Des combattants jihadistes, habillés d’uniformes de l’armée nigériane, se font passer pour des soldats et terrorisent les rares véhicules qui osent encore emprunter cette voie.

« Ils m’ont braqué avec les six autres passagers et nous ont emmenés (…) dans la brousse », raconte le chauffeur à l’AFP, demandant à rester anonyme pour sa propre sécurité.

« J’ai passé quatre jours en détention. Je n’ai jamais eu aussi peur, et je n’ai jamais été aussi traumatisé de toute ma vie », confie-t-il.

La sécurité sur cette voie est extrêmement aléatoire depuis l’émergence du conflit provoqué par Boko Haram en 2009, et particulièrement depuis son apogée en 2014.

La région est récemment passée sous contrôle de l’ISWAP, branche du groupe affiliée à l’Etat Islamique, qui cible davantage les militaires, mais aussi les chrétiens ou les agences internationales, notamment les humanitaires.

Début décembre, quatorze personnes, dont deux travailleurs humanitaires, ont été enlevées au niveau de Jakana et quelques semaines plus tard, les jihadistes ont diffusé une vidéo d’une terrible violence où ils abattent et tranchent la gorge de onze de leurs captifs.

Le chauffeur de bus et ses passagers ont été enfermés dans des pièces sous un toit de taule, dans l’angoisse d’être « emmenés et tués à tout moment », poursuit-il, ajoutant: « C’est une torture psychologique indescriptible ».

Contrairement à ce qui se pratique dans le reste du pays, Boko Haram et l’ISWAP ne procèdent pas à des kidnappings contre rançon, mais un « juge » passe voir les captifs et décide de leur sort en quelques minutes à peine d’interrogatoire.

S’il décide que tel ou tel otage doit porter une combinaison orange, c’est le signe de son arrêt de mort.

– « Barrages illégaux » –

Le « juge » a demandé au chauffeur d’avouer ses « crimes ». « Je lui ai dit que je n’avais rien fait de mal, que j’avais juste conduit le bus sur la route », se souvient-il.

Les jihadistes l’ont finalement laissé partir.
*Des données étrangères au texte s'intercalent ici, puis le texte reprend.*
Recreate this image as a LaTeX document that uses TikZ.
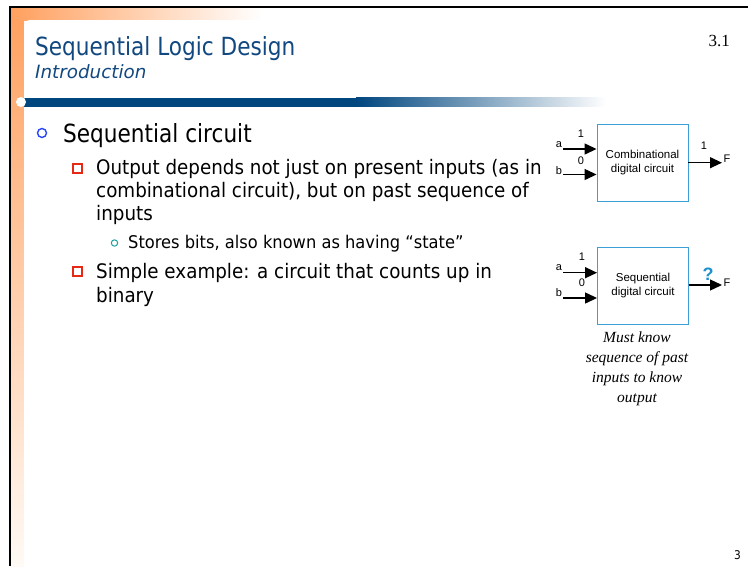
\documentclass[tikz,border=0pt]{standalone}
\usepackage{fontspec}
\setmainfont{DejaVu Sans}[FakeStretch=0.88]
\newfontfamily\headfont{DejaVu Sans}[FakeStretch=0.865]
\newfontfamily\subheadfont{DejaVu Sans}
\newfontfamily\bodyfont{DejaVu Sans}[FakeStretch=0.915]
\newfontfamily\smallbodyfont{DejaVu Sans}[FakeStretch=0.93]
\newfontfamily\arialfont{Liberation Sans}
\newfontfamily\timesfont{Liberation Serif}
\usetikzlibrary{arrows.meta}

\definecolor{orgA}{RGB}{255,160,95}
\definecolor{orgB}{RGB}{255,250,245}
\definecolor{barblue}{RGB}{0,70,127}
\definecolor{titleblue}{RGB}{17,72,128}
\definecolor{bulletblue}{RGB}{40,70,250}
\definecolor{bulletred}{RGB}{230,40,20}
\definecolor{bulletteal}{RGB}{30,160,160}
\definecolor{boxblue}{RGB}{60,160,215}
\definecolor{qblue}{RGB}{30,145,205}

\tikzset{
  txt/.style={anchor=base west, inner sep=0pt, text=black},
  lvlone/.style={txt, font=\headfont\fontsize{25}{30}\selectfont},
  lvltwo/.style={txt, font=\bodyfont\fontsize{20}{24}\selectfont},
  lvlthree/.style={txt, font=\smallbodyfont\fontsize{17.5}{21}\selectfont},
  sqbullet/.style={draw=bulletred, fill=white, line width=1.6pt},
  cbox/.style={draw=boxblue, line width=0.9pt, minimum width=91pt, minimum height=77pt,
    inner sep=0pt, align=center, font=\arialfont\fontsize{11.5}{13.5}\selectfont},
  pinlbl/.style={inner sep=0pt, font=\arialfont\fontsize{11}{13}\selectfont},
  wire/.style={line width=1.3pt, -{Triangle[length=12pt,width=11pt]}},
}

\begin{document}
\begin{tikzpicture}[x=1pt,y=-1pt]
\useasboundingbox (0,0) rectangle (748,566);
\fill[white] (0,0) rectangle (748,566);

% slide frame decoration
\shade[top color=orgA, bottom color=orgB] (11,8) rectangle (24,566);
\shade[left color=orgA, right color=white] (11,8) rectangle (262,20);
\fill[white, rounded corners=6pt] (24,20) rectangle (800,620);
\fill[barblue] (24,97.5) rectangle (356,106.5);
\shade[left color=barblue, right color=white] (356,97) rectangle (606,106.5);
\fill[white] (21,102) circle (5);
\draw[line width=2pt] (9,7) -- (748,7);
\draw[line width=2pt] (10,6) -- (10,566);

% title
\node[anchor=base west, inner sep=0pt, text=titleblue, font=\headfont\fontsize{25}{30}\selectfont] (title) at (35,55) {Sequential Logic Design};
\node[anchor=base west, inner sep=0pt, text=titleblue, font=\subheadfont\fontsize{18.3}{22}\selectfont\itshape] (subtitle) at (35,78) {Introduction};
\node[anchor=base east, inner sep=0pt, font=\timesfont\fontsize{17}{20}\selectfont] (secnum) at (730,46) {3.1};
\node[anchor=base east, inner sep=0pt, font=\fontsize{12}{14}\selectfont] (pagenum) at (741,559) {3};

% bullet list
\draw[bulletblue, line width=1.4pt] (42,133) circle (4.5);
\node[lvlone] (l1) at (63,142) {Sequential circuit};

\draw[sqbullet] (73,164) rectangle (82,173);
\node[lvltwo] (l2a) at (96,174) {Output depends not just on present inputs (as in};
\node[lvltwo] (l2b) at (96,197) {combinational circuit), but on past sequence of};
\node[lvltwo] (l2c) at (96,220) {inputs};

\draw[bulletteal, line width=1pt] (114.5,243) circle (3.2);
\node[lvlthree] (l3) at (128,248) {Stores bits, also known as having “state”};

\draw[sqbullet] (73,267) rectangle (82,276);
\node[lvltwo] (l4a) at (96,278) {Simple example: a circuit that counts up in};
\node[lvltwo] (l4b) at (96,302) {binary};

% combinational block
\node[cbox] (comb) at (642.5,162.5) {Combinational\\digital circuit};
\coordinate (ca) at (563,149);
\coordinate (cb) at (563,174.5);
\coordinate (cf) at (722,162.7);
\draw[wire] (ca) -- (ca -| comb.west);
\draw[wire] (cb) -- (cb -| comb.west);
\draw[wire] (cf -| comb.east) -- (cf);
\node[pinlbl] (cal) at (559,145) {a};
\node[pinlbl] (cbl) at (559,171) {b};
\node[pinlbl] (cav) at (581,134) {1};
\node[pinlbl] (cbv) at (581,161) {0};
\node[pinlbl] (cfv) at (704,146) {1};
\node[pinlbl] (cfl) at (727,159) {F};

% sequential block
\node[cbox] (seq) at (643,285.5) {Sequential\\digital circuit};
\coordinate (sa) at (563,272.7);
\coordinate (sb) at (563,298);
\coordinate (sf) at (722,285);
\draw[wire] (sa) -- (sa -| seq.west);
\draw[wire] (sb) -- (sb -| seq.west);
\draw[wire] (sf -| seq.east) -- (sf);
\node[pinlbl] (sal) at (559,268) {a};
\node[pinlbl] (sbl) at (559,293) {b};
\node[pinlbl] (sav) at (582,257) {1};
\node[pinlbl] (sbv) at (582,283) {0};
\node[inner sep=0pt, text=qblue, font=\arialfont\bfseries\fontsize{18}{20}\selectfont] (sq) at (708,274) {?};
\node[pinlbl] (sfl) at (727,283) {F};

% note under the sequential block (base anchor sits on the last line)
\node[anchor=base, inner sep=0pt, align=center, font=\timesfont\itshape\fontsize{15.5}{20}\selectfont] (note) at (637,402)
  {Must know\\sequence of past\\inputs to know\\output};
\end{tikzpicture}
\end{document}
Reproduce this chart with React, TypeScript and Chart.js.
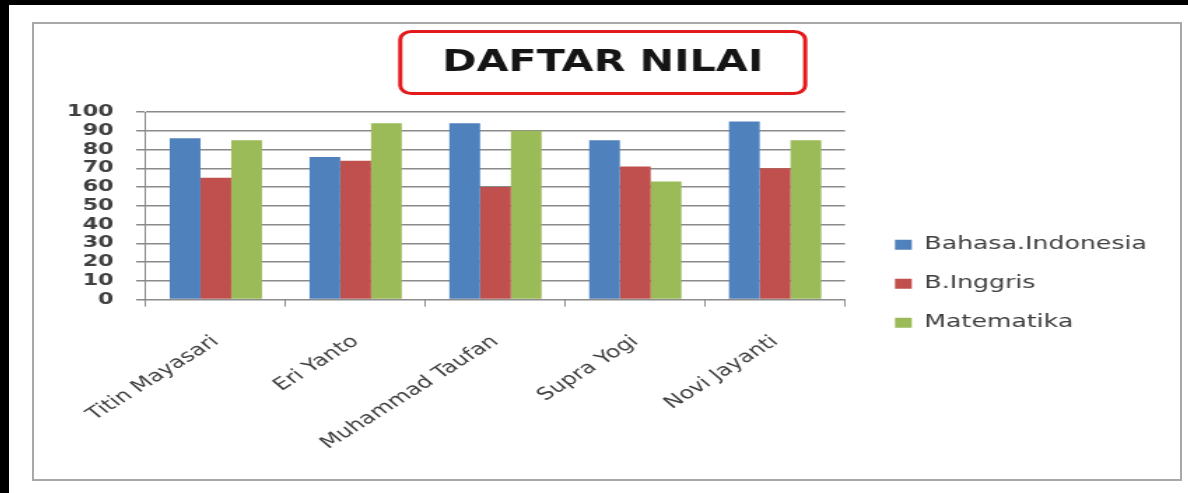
import React, { useEffect, useRef } from 'react';
import { Chart, registerables } from 'chart.js';

Chart.register(...registerables);

const categories = ['Titin Mayasari', 'Eri Yanto', 'Muhammad Taufan', 'Supra Yogi', 'Novi Jayanti'];
const seriesNames = ['Bahasa.Indonesia', 'B.Inggris', 'Matematika'];
const bahasaIndonesia = [86, 76, 94, 85, 95];
const bahasaInggris = [65, 74, 60, 71, 70];
const matematika = [85, 94, 90, 63, 85];
const seriesColors = ['#4f81bd', '#c0504d', '#9bbb59'];
const yTicks = [0, 10, 20, 30, 40, 50, 60, 70, 80, 90, 100];
const titleText = 'DAFTAR NILAI';

const LOG_W = 819;
const LOG_H = 455;
const FINAL_W = 1146;
const SX = FINAL_W / LOG_W;

const titleBoxPlugin = {
  id: 'titleBox',
  afterDraw(chart: any) {
    const tb = chart.titleBlock;
    if (!tb) return;
    const ctx = chart.ctx;
    ctx.save();
    ctx.font = "bold 29.5px 'DejaVu Sans'";
    const w = ctx.measureText(titleText).width;
    const cx = (tb.left + tb.right) / 2;
    const bw = w + 60;
    const x = cx - bw / 2;
    const y = 7.5;
    const h = 62;
    ctx.strokeStyle = '#e31a1c';
    ctx.lineWidth = 3;
    ctx.beginPath();
    (ctx as any).roundRect(x, y, bw, h, 8);
    ctx.stroke();
    ctx.restore();
  },
};

// let the right-hand legend take the width it needs
const legendWidthPlugin = {
  id: 'legendWidth',
  beforeLayout(chart: any) {
    const lg = chart.legend;
    if (lg && !lg.__wide) {
      const orig = lg.update.bind(lg);
      lg.update = (mw: number, mh: number, m: any) => orig(Math.max(mw, 300), mh, m);
      lg.__wide = true;
    }
  },
};

export default function App() {
  const ref = useRef<HTMLCanvasElement | null>(null);

  useEffect(() => {
    if (!ref.current) return;
    const data = [bahasaIndonesia, bahasaInggris, matematika];
    const chart = new Chart(ref.current, {
      type: 'bar',
      data: {
        labels: categories,
        datasets: seriesNames.map((name, i) => ({
          label: name,
          data: data[i],
          backgroundColor: seriesColors[i],
          borderColor: seriesColors[i],
          borderWidth: 0,
          categoryPercentage: 0.66,
          barPercentage: 1.0,
        })),
      },
      options: {
        animation: false,
        responsive: false,
        devicePixelRatio: 1,
        font: { family: "'DejaVu Sans'" },
        layout: { padding: { left: 7.6, right: 13.7, top: 0, bottom: 0.5 } },
        plugins: {
          title: {
            display: true,
            text: titleText,
            color: '#151515',
            font: { family: "'DejaVu Sans'", size: 29.5, weight: 'bold' },
            padding: { top: 21.3, bottom: 31.3 },
          },
          legend: {
            position: 'right',
            align: 'center',
            title: {
              display: true,
              text: '',
              font: { family: "'DejaVu Sans'", size: 18 },
              padding: { top: 0, bottom: 43.4 },
            },
            labels: {
              boxWidth: 12,
              boxHeight: 10,
              padding: 21,
              color: '#404040',
              font: { family: "'DejaVu Sans'", size: 18 },
            },
          },
          tooltip: { enabled: false },
        },
        scales: {
          x: {
            grid: {
              display: true,
              drawOnChartArea: false,
              drawTicks: true,
              tickLength: 7,
              color: '#8c8c8c',
              lineWidth: 1,
              offset: true,
            },
            border: { color: '#8c8c8c', width: 1 },
            ticks: {
              minRotation: 41,
              maxRotation: 41,
              padding: 25,
              autoSkip: false,
              color: '#404040',
              font: { family: "'DejaVu Sans'", size: 17 },
            },
          },
          y: {
            min: 0,
            max: 100,
            afterBuildTicks: (scale: any) => {
              scale.ticks = yTicks.map((v) => ({ value: v }));
            },
            ticks: {
              stepSize: 10,
              autoSkip: false,
              padding: 16,
              color: '#404040',
              font: { family: "'DejaVu Sans'", size: 16, weight: 'bold' },
            },
            grid: { color: '#8a8a8a', lineWidth: 1.5, tickLength: 7 },
            border: { color: '#8a8a8a', width: 1 },
          },
          y2: {
            type: 'linear',
            position: 'right',
            display: true,
            grid: { display: false, drawTicks: false },
            ticks: { display: false },
            border: { display: false },
            afterFit: (scale: any) => {
              scale.width = 14.7;
            },
          },
        },
      } as any,
      plugins: [titleBoxPlugin, legendWidthPlugin],
    });
    return () => chart.destroy();
  }, []);

  return (
    <div
      style={{
        position: 'fixed',
        left: 0,
        top: 0,
        width: 1188,
        height: 493,
        background: '#000',
        overflow: 'hidden',
      }}
    >
      <div style={{ position: 'absolute', left: 9, top: 5, right: 0, bottom: 0, background: '#fff' }} />
      <div
        style={{
          position: 'absolute',
          left: 32,
          top: 22,
          width: 1150,
          height: 459,
          boxSizing: 'border-box',
          border: '2px solid #a8a8a8',
        }}
      />
      <div
        style={{
          position: 'absolute',
          left: 34,
          top: 24,
          width: LOG_W,
          height: LOG_H,
          transform: `scaleX(${SX})`,
          transformOrigin: '0 0',
        }}
      >
        <canvas
          ref={ref}
          width={LOG_W}
          height={LOG_H}
          style={{ width: LOG_W, height: LOG_H, display: 'block' }}
        />
      </div>
    </div>
  );
}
Il était musulman, et ne semblait pas être de mèche avec l’armée. « Mais je ne sais pas ce qu’il est advenu de mes passagers », se désespère le chauffeur. « Lorsque je les ai quittés, ils attendaient encore leur +jugement+ ».

Les ONG internationales, qui restent très présentes dans cette région dévastée par plus de dix ans de conflit, ont tiré la sonnette d’alarme et mis en garde les autorités contre l’insécurité rampante sur les routes du nord-est.

« Il y a de plus en plus de checkpoints tenus par les insurgés » ont fait savoir les Nations Unis qui coordonnent l’aide humanitaire.

L’armée a rappelé aux automobilistes qu’il ne fallait pas s’arrêter aux « barrages illégaux », et assure que les axes principaux sont « sûrs », malgré l’augmentation des incidents.

Les véhicules se font d’ailleurs de plus en plus rares, ou se déplacent en convois, parfois sécurisés par l’armée. Car la ville de Maiduguri a besoin d’être approvisionnée. « Il faut partir pour acheter à manger », explique Mohammed Adam, passager d’un taxi collectif. « Je peine à me nourir et à nourir ma famille ».